New covid 2 fiscal stimulus
Ever since Covid-19, called a pandemic by the WHO, hit the world, it has been an unprecedented time for humanity and global economies. Nation-wide lockdowns resulted in steep losses for corporates and distress in credit markets. The economic upheaval could have been much more severe without fiscal and monetary stimulus.
On 28th June 2021, the Indian Finance Minister announced new stimulus measures to combat the impact of the Covid-19 second wave, boost exports, improve employment, and prepare the distressed sectors to brace for an impact of a possible third wave.
Healthcare, Tourism, Hotels, and other Covid-19 affected sectors will get a stimulus of Rs. 1.1 trillion (out of Rs. 6.28 trillion) from the government. Corporates other than the healthcare sector mentioned above would see a fall in credit spreads of their bond issuances and improvement in liquidity profile, which would stem the rate of defaults.

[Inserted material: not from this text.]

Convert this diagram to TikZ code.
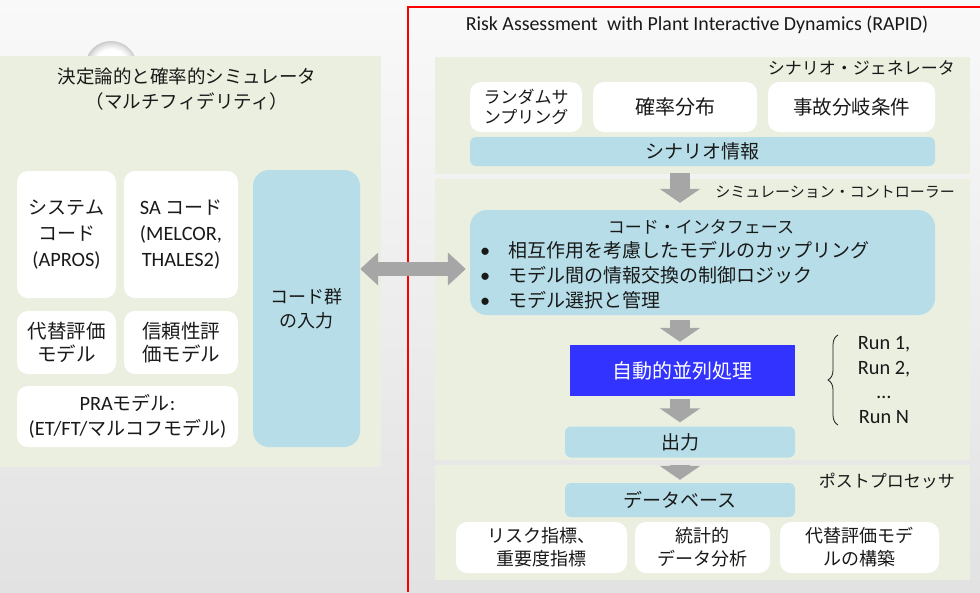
\documentclass[tikz,border=0pt]{standalone}
\usepackage{fontspec}
\setmainfont{Carlito}
\newfontfamily\jp{Noto Sans CJK JP}
\newfontfamily\lat[Scale=1.07]{Carlito}
\usetikzlibrary{arrows.meta,decorations.pathreplacing}
\definecolor{panel}{RGB}{235,239,224}
\definecolor{lblue}{RGB}{183,222,232}
\definecolor{dblue}{RGB}{51,51,255}
\definecolor{arr}{RGB}{166,166,166}
\definecolor{ink}{RGB}{25,25,25}
\pgfdeclareradialshading{ballrim}{\pgfpoint{0bp}{0bp}}{color(0bp)=(white); color(17bp)=(white); color(22bp)=(gray!22); color(25bp)=(gray!42); color(50bp)=(gray!42)}
\begin{document}
\begin{tikzpicture}[x=1pt,y=-1pt,
  txt/.style={inner sep=0pt, align=center, text=ink, font=\jp\fontsize{19}{25}\selectfont},
  wbox/.style={txt, fill=white, rounded corners=11pt},
  bbox/.style={txt, fill=lblue, rounded corners=6pt},
  dnarrow/.style={draw=arr, line width=20pt, -{Triangle[length=14pt,width=40pt]}},
  bigarrow/.style={draw=arr, line width=14pt, {Triangle[length=18pt,width=32pt]}-{Triangle[length=18pt,width=32pt]}}
]
\useasboundingbox (0,0) rectangle (980,592);
\shade[top color={rgb,255:red,249;green,249;blue,249}, bottom color={rgb,255:red,226;green,226;blue,226}] (0,0) rectangle (980,592);
\shade[shading=ballrim] (111,67) circle (26pt);

% left panel
\fill[panel] (0,56) rectangle (381,467);
\node[txt, font=\jp\fontsize{18.5}{24}\selectfont] (lt1) at (187,76) {決定論的と確率的シミュレータ};
\node[txt, font=\jp\fontsize{18.5}{24}\selectfont] (lt2) at (187,101) {（マルチフィデリティ）};

\node[wbox, minimum width=99pt, minimum height=127pt, font=\jp\fontsize{19}{26}\selectfont] (sys) at (66.5,234.5) {システム\\コード\\{\lat (APROS)}};
\node[wbox, minimum width=114pt, minimum height=127pt, font=\jp\fontsize{19}{26}\selectfont] (sa) at (181,234.5) {{\lat SA} コード\\{\lat (MELCOR,}\\{\lat THALES2)}};
\node[wbox, minimum width=99pt, minimum height=63pt, font=\jp\fontsize{19.5}{23}\selectfont] (alt) at (66.5,342.5) {代替評価\\モデル};
\node[wbox, minimum width=114pt, minimum height=63pt, font=\jp\fontsize{19.5}{23}\selectfont] (rel) at (181,342.5) {信頼性評\\価モデル};
\node[wbox, minimum width=221pt, minimum height=61pt, font=\jp\fontsize{19}{25}\selectfont] (pra) at (127.5,416.5) {{\lat PRA}モデル{\lat :}\\{\lat (ET/FT/}マルコフモデル{\lat )}};
\node[bbox, rounded corners=16pt, minimum width=107pt, minimum height=277pt, font=\jp\fontsize{18}{24}\selectfont] (input) at (306.5,308.5) {コード群\\の入力};

% red frame
\draw[red, line width=1.3pt] (980,7) -- (408,7) -- (408,592);
\node[inner sep=0pt, text=ink, font=\lat\fontsize{18.6}{22}\selectfont] (ttl) at (697,25) {Risk Assessment\hspace{0.25em} with Plant Interactive Dynamics (RAPID)};

% scenario generator
\fill[panel] (435,57) rectangle (970,174);
\node[txt, anchor=east, font=\jp\fontsize{17}{20}\selectfont] (sglbl) at (955,68) {シナリオ・ジェネレータ};
\node[wbox, minimum width=112pt, minimum height=50pt, font=\jp\fontsize{17}{20}\selectfont] (samp) at (526,107) {ランダムサ\\ンプリング};
\node[wbox, minimum width=164pt, minimum height=50pt, font=\jp\fontsize{20}{24}\selectfont] (prob) at (675,107) {確率分布};
\node[wbox, minimum width=167pt, minimum height=50pt, font=\jp\fontsize{19.5}{24}\selectfont] (acc) at (851.5,107) {事故分岐条件};
\node[bbox, minimum width=465pt, minimum height=29pt] (scinfo) at (702.5,151.5) {シナリオ情報};

% simulation controller
\fill[panel] (435,179) rectangle (970,460);
\node[txt, anchor=east, font=\jp\fontsize{15}{18}\selectfont] (sclbl) at (955,192) {シミュレーション・コントローラー};
\node[bbox, rounded corners=17pt, minimum width=465pt, minimum height=105pt] (iface) at (702.5,262.5) {};
\node[txt, font=\jp\fontsize{17}{20}\selectfont] (ifttl) at (701,227) {コード・インタフェース};
\node[txt, anchor=west, align=left] (ifitems) at (480,275) {\makebox[28pt][l]{\lat •}相互作用を考慮したモデルのカップリング\\\makebox[28pt][l]{\lat •}モデル間の情報交換の制御ロジック\\\makebox[28pt][l]{\lat •}モデル選択と管理};
\node[txt, fill=dblue, text=white, minimum width=225pt, minimum height=51pt, font=\jp\fontsize{20}{24}\selectfont] (para) at (682.5,370.5) {自動的並列処理};
\node[bbox, minimum width=230pt, minimum height=31pt] (out) at (680,442) {出力};
\coordinate (brb) at (838,425);
\coordinate (brt) at (838,335);
\draw[decorate, decoration={brace, amplitude=10pt}, line width=0.8pt, ink] (brb) -- (brt);
\node[inner sep=0pt, align=center, text=ink, font=\lat\fontsize{19}{24.5}\selectfont] (runs) at (884,380) {Run 1,\\Run 2,\\…\\Run N};

% post processor
\fill[panel] (435,465) rectangle (970,580);
\node[txt, anchor=east, font=\jp\fontsize{17}{20}\selectfont] (pplbl) at (955,481) {ポストプロセッサ};
\node[bbox, minimum width=230pt, minimum height=34pt] (db) at (680,500) {データベース};
\node[wbox, minimum width=171pt, minimum height=51pt, font=\jp\fontsize{18}{23}\selectfont] (risk) at (541.5,547.5) {リスク指標、\\重要度指標};
\node[wbox, minimum width=135pt, minimum height=51pt, font=\jp\fontsize{18}{23}\selectfont] (stat) at (702.5,547.5) {統計的\\データ分析};
\node[wbox, minimum width=159pt, minimum height=51pt, font=\jp\fontsize{18}{23}\selectfont] (surr) at (859.5,547.5) {代替評価モデ\\ルの構築};

% arrows
\draw[bigarrow, shorten >=4pt] (input.east |- 0,269) -- (iface.west |- 0,269);
\draw[dnarrow, shorten <=7pt, shorten >=7pt] (scinfo.south -| out.center) -- (iface.north -| out.center);
\draw[dnarrow, shorten <=5pt, shorten >=3pt] (iface.south -| out.center) -- (para.north -| out.center);
\draw[dnarrow, shorten <=3pt, shorten >=4pt] (para.south -| out.center) -- (out.north);
\draw[dnarrow, shorten <=7pt, shorten >=3pt] (out.south) -- (db.north);
\end{tikzpicture}
\end{document}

However, these sectors have been struggling to service previous debt due to operational inefficiencies & higher disrupting competition. A negative outlook on these sectors has further made it unattractive for lenders leading to liquidity crunch and increased rates of interest for the perceived risk. Hence, bond investors should keenly look at the credit risks of the issuers closely rather than make a move on the investments based on the fresh stimulus package. Equity markets would cheer the new stimulus package, as the markets would discount near-term revenue growth supported by the Rs.6.28 trillion stimulus package.

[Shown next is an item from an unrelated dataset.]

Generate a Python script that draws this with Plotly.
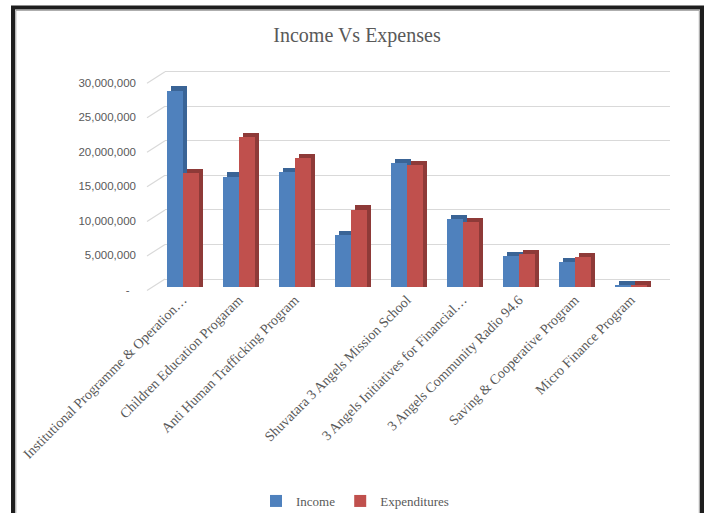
import plotly.graph_objects as go

categories = [
    "Institutional Programme & Operation…",
    "Children Education Progaram",
    "Anti Human Trafficking Program",
    "",
    "Shuvatara 3 Angels Mission School",
    "3 Angels Initiatives for Financial…",
    "3 Angels Community Radio 94.6",
    "Saving & Cooperative Program",
    "Micro Finance Program",
]
income = [28000000, 15700000, 16400000, 7400000, 17600000, 9600000, 4400000, 3500000, 200000]
expenditures = [16200000, 21300000, 18300000, 11000000, 17400000, 9200000, 4600000, 4200000, 150000]
ytick_vals = [0, 5000000, 10000000, 15000000, 20000000, 25000000, 30000000]
ytick_text = ["-  ", "5,000,000", "10,000,000", "15,000,000", "20,000,000", "25,000,000", "30,000,000"]

W, H = 710, 513
L, R, T, B = 165, 40, 64, 219  # plot area x 165..670, y 64..294
PW = W - L - R
PH = H - T - B
bottom_px = H - B

xpos = list(range(len(categories)))
bw = 0.286
dx = 0.077          # depth offset in category units (~4px)
dy = 600000         # depth offset in value units (~4px)

BLUE, BLUE_D = "#4f81bd", "#3a6496"
RED, RED_D = "#c0504d", "#8e3a38"

fig = go.Figure()
# depth (side/top faces)
fig.add_trace(go.Bar(x=xpos, y=[v + dy for v in income], offset=-bw + dx, width=bw,
                     marker=dict(color=BLUE_D, line=dict(width=0)), showlegend=False, hoverinfo="skip"))
fig.add_trace(go.Bar(x=xpos, y=[v + dy for v in expenditures], offset=dx, width=bw,
                     marker=dict(color=RED_D, line=dict(width=0)), showlegend=False, hoverinfo="skip"))
# front faces
fig.add_trace(go.Bar(x=xpos, y=income, offset=-bw, width=bw, name="Income",
                     marker=dict(color=BLUE, line=dict(width=0))))
fig.add_trace(go.Bar(x=xpos, y=expenditures, offset=0, width=bw, name="Expenditures",
                     marker=dict(color=RED, line=dict(width=0))))

# scales
front_scale = 7.0 / 1e6      # px per unit
back_scale = 6.91 / 1e6
r0 = -(bottom_px - 286.5) / front_scale
r1 = r0 + PH / front_scale
g0 = -(bottom_px - 279) / back_scale
g1 = g0 + PH / back_scale
l0 = -(bottom_px - 290) / back_scale
l1 = l0 + PH / back_scale

x0 = -(182.7 - L) / 56.0
x1 = x0 + PW / 56.0

grey = "#595959"
fig.update_layout(
    width=W, height=H, autosize=False,
    margin=dict(l=L, r=R, t=T, b=B, autoexpand=False),
    paper_bgcolor="white", plot_bgcolor="white",
    barmode="overlay", bargap=0,
    title=dict(text="Income Vs Expenses", x=357 / W, y=1 - 35 / H, xref="container", yref="container",
               xanchor="center", yanchor="middle", automargin=False,
               font=dict(family="Liberation Serif", size=20, color=grey)),
    xaxis=dict(range=[x0, x1], tickmode="array", tickvals=xpos, ticktext=categories,
               tickangle=-45, showgrid=False, zeroline=False, showline=False, ticks="",
               ticklabelstandoff=-6, automargin=False,
               tickfont=dict(family="Liberation Serif", size=14, color=grey)),
    yaxis=dict(range=[r0, r1], showgrid=False, zeroline=False, showline=False,
               showticklabels=False, ticks="", automargin=False),
    yaxis2=dict(range=[g0, g1], overlaying="y", side="left", showgrid=True, gridcolor="#d9d9d9",
                gridwidth=1.3, tickmode="array", tickvals=ytick_vals, showticklabels=False,
                zeroline=False, showline=False, ticks="", automargin=False),
    yaxis3=dict(range=[l0, l1], overlaying="y", side="left", showgrid=False, zeroline=False,
                showline=False, ticks="", tickmode="array", tickvals=ytick_vals, ticktext=ytick_text,
                ticklabelstandoff=28, automargin=False,
                tickfont=dict(family="Liberation Sans", size=11.5, color=grey)),
    legend=dict(orientation="h", xref="container", yref="container",
                x=355 / W, xanchor="center", y=1 - 501 / H, yanchor="middle",
                font=dict(family="Liberation Serif", size=13, color=grey),
                itemwidth=30, bgcolor="rgba(0,0,0,0)"),
    showlegend=True,
)

# invisible anchors so the overlay axes render
fig.add_trace(go.Scatter(x=[x0], y=[0], yaxis="y2", mode="markers", marker=dict(opacity=0),
                         showlegend=False, hoverinfo="skip"))
fig.add_trace(go.Scatter(x=[x0], y=[0], yaxis="y3", mode="markers", marker=dict(opacity=0),
                         showlegend=False, hoverinfo="skip"))

# side-wall diagonal stubs for gridlines
for t in ytick_vals:
    fig.add_shape(type="line", xref="paper", yref="y2",
                  x0=-18 / PW, x1=0, y0=t - 11.5 / 6.91 * 1e6, y1=t,
                  line=dict(color="#d9d9d9", width=1.2))


# chart frame (left, top, right edges; bottom runs off the picture)
def px_x(p):
    return (p - L) / PW


def px_y(p):
    return (bottom_px - p) / PH


def frame_path(xl, xr, yt, yb):
    return (f"M {px_x(xl)},{px_y(yb)} L {px_x(xl)},{px_y(yt)} "
            f"L {px_x(xr)},{px_y(yt)} L {px_x(xr)},{px_y(yb)}")


fig.add_shape(type="path", xref="paper", yref="paper", path=frame_path(13, 702, 7.5, 513),
              line=dict(color="#1e1e1e", width=4), layer="above")
fig.add_shape(type="path", xref="paper", yref="paper", path=frame_path(15.8, 699.3, 10.3, 513),
              line=dict(color="#9a9a9a", width=1), layer="above")

fig.write_html("out.html", config={"displayModeBar": False},
               post_script="document.body.style.margin='0';document.body.style.overflow='hidden';")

On a macro level, a fresh stimulus package means rise in fiscal deficit and an increase in inflationary pressures. The latest domestic inflation was reported above RBI’s targeted levels amid a rise in commodity prices & lower interest rates, fresh stimulus pressure would act as a catalyst to current inflationary pressures. Global central banks have mentioned inflationary pressures are transitory, however, markets are discounting a sooner rate hike than expected. US inflation surge in May 2021 is prompting the Fed to raise market expectations of rate hikes and taper bond purchases are on the cards.
The fresh stimulus package includes:
· Increase in existing Emergency Credit Line Guarantee Scheme (ECLGS) by Rs. 1.5 trillion to Rs. 4.5 trillion
· Fresh Rs. 75 billion scheme to guarantee loans up to Rs. 0.125 million to small borrowers through micro-finance institutions.

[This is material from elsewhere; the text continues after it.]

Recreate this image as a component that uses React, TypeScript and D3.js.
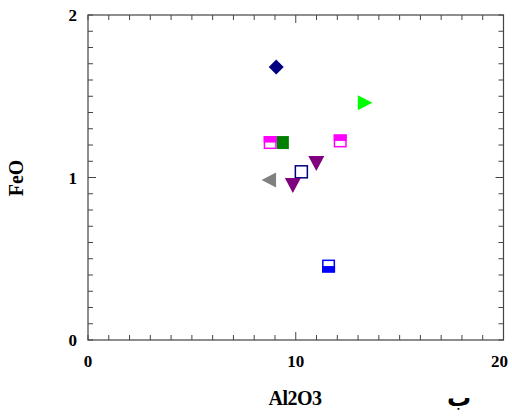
import React from "react"
import * as d3 from "d3"

// chart values
const al2o3 = [9.06, 13.3, 8.77, 9.38, 12.14, 10.99, 10.27, 8.74, 9.86, 11.58]
const feo = [1.68, 1.46, 1.215, 1.215, 1.225, 1.09, 1.035, 0.985, 0.954, 0.455]
const shapes = ["diamond", "right", "halfTop", "square", "halfTop", "down", "open", "left", "down", "halfBottom"]
const colors = ["#000080", "#00ff00", "#ff00ff", "#008000", "#ff00ff", "#800080", "#000080", "#808080", "#800080", "#0000ff"]

const xTicks = [0, 10, 20]
const yTicks = [0, 1, 2]

const W = 512
const H = 417
const left = 88
const right = 503.5
const top = 15
const bottom = 340

const font = "'Liberation Serif', 'Times New Roman', serif"

function Marker({ shape, color, cx, cy }: { shape: string; color: string; cx: number; cy: number }) {
    const s = 6.5
    if (shape === "diamond") {
        return <path d={`M${cx},${cy - 7.5}L${cx + 7.5},${cy}L${cx},${cy + 7.5}L${cx - 7.5},${cy}Z`} fill={color} />
    }
    if (shape === "right") {
        return <path d={`M${cx - 6.5},${cy - 7.5}L${cx + 8},${cy}L${cx - 6.5},${cy + 7.5}Z`} fill={color} />
    }
    if (shape === "left") {
        return <path d={`M${cx + 6.5},${cy - 7.5}L${cx - 8},${cy}L${cx + 6.5},${cy + 7.5}Z`} fill={color} />
    }
    if (shape === "down") {
        return <path d={`M${cx - 8},${cy - 7}L${cx + 8},${cy - 7}L${cx},${cy + 8}Z`} fill={color} />
    }
    if (shape === "square") {
        return <rect x={cx - 6} y={cy - 6.5} width={12} height={13} fill={color} />
    }
    if (shape === "open") {
        return <rect x={cx - 6} y={cy - 6} width={12} height={12} fill="white" stroke={color} strokeWidth={1.5} />
    }
    // half filled squares
    const filledTop = shape === "halfTop"
    return (
        <g>
            <rect x={cx - s + 0.75} y={cy - s + 0.75} width={2 * s - 1.5} height={2 * s - 1.5} fill="white" stroke={color} strokeWidth={1.5} />
            <rect x={cx - s} y={filledTop ? cy - s : cy} width={2 * s} height={s} fill={color} />
        </g>
    )
}

export default function App() {
    const x = d3.scaleLinear().domain([0, 20]).range([left, right])
    const y = d3.scaleLinear().domain([0, 2]).range([bottom, top])

    const xMinor = d3.range(0, 21, 1)
    const yMinor = d3.range(0, 2.001, 0.1)

    const axisColor = "#444"

    return (
        <svg width={W} height={H} style={{ position: "absolute", left: 0, top: 0, background: "white" }}>
            <rect x={left} y={top} width={right - left} height={bottom - top} fill="none" stroke={axisColor} strokeWidth={1.2} />
            {xMinor.map((v, i) => {
                const len = v === 10 ? 8 : 5
                return (
                    <g key={"xt" + i} stroke={axisColor} strokeWidth={1}>
                        <line x1={x(v)} x2={x(v)} y1={bottom} y2={bottom - len} />
                        <line x1={x(v)} x2={x(v)} y1={top} y2={top + len} />
                    </g>
                )
            })}
            {yMinor.map((v, i) => {
                const len = Math.abs(v - 1) < 1e-6 ? 8 : 5
                return (
                    <g key={"yt" + i} stroke={axisColor} strokeWidth={1}>
                        <line x1={left} x2={left + len} y1={y(v)} y2={y(v)} />
                        <line x1={right} x2={right - len} y1={y(v)} y2={y(v)} />
                    </g>
                )
            })}
            {xTicks.map(v => (
                <text key={"xl" + v} x={v === 20 ? x(v) - 4 : x(v)} y={367} textAnchor="middle" fontFamily={font} fontWeight="bold" fontSize={17}>
                    {v}
                </text>
            ))}
            {yTicks.map(v => (
                <text key={"yl" + v} x={77} y={y(v) + 6} textAnchor="end" fontFamily={font} fontWeight="bold" fontSize={17}>
                    {v}
                </text>
            ))}
            <text x={295} y={405} textAnchor="middle" fontFamily={font} fontWeight="bold" fontSize={20} letterSpacing={-0.5}>
                Al2O3
            </text>
            <text transform={`translate(23,178) rotate(-90)`} textAnchor="middle" fontFamily={font} fontWeight="bold" fontSize={20}>
                FeO
            </text>
            <text x={459} y={406} textAnchor="middle" fontFamily="'DejaVu Sans', sans-serif" fontWeight="bold" fontSize={24}>
                ب
            </text>
            {al2o3.map((v, i) => (
                <Marker key={"m" + i} shape={shapes[i]} color={colors[i]} cx={x(v)} cy={y(feo[i])} />
            ))}
        </svg>
    )
}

· Healthcare, Tourism, Hotel, and other Covid-19 affected sectors will get a stimulus of Rs. 1.1 trillion. A maximum loan of Rs. 1 billion will be given with a capped interest rate of 7.95% (for healthcare projects).
· Indirect support for exports worth Rs. 1.21 trillion over the next five years.
· The government will be spending Rs. 938 billion this year to provide 5 kg of food grains free of cost per month to 0.8 billion people.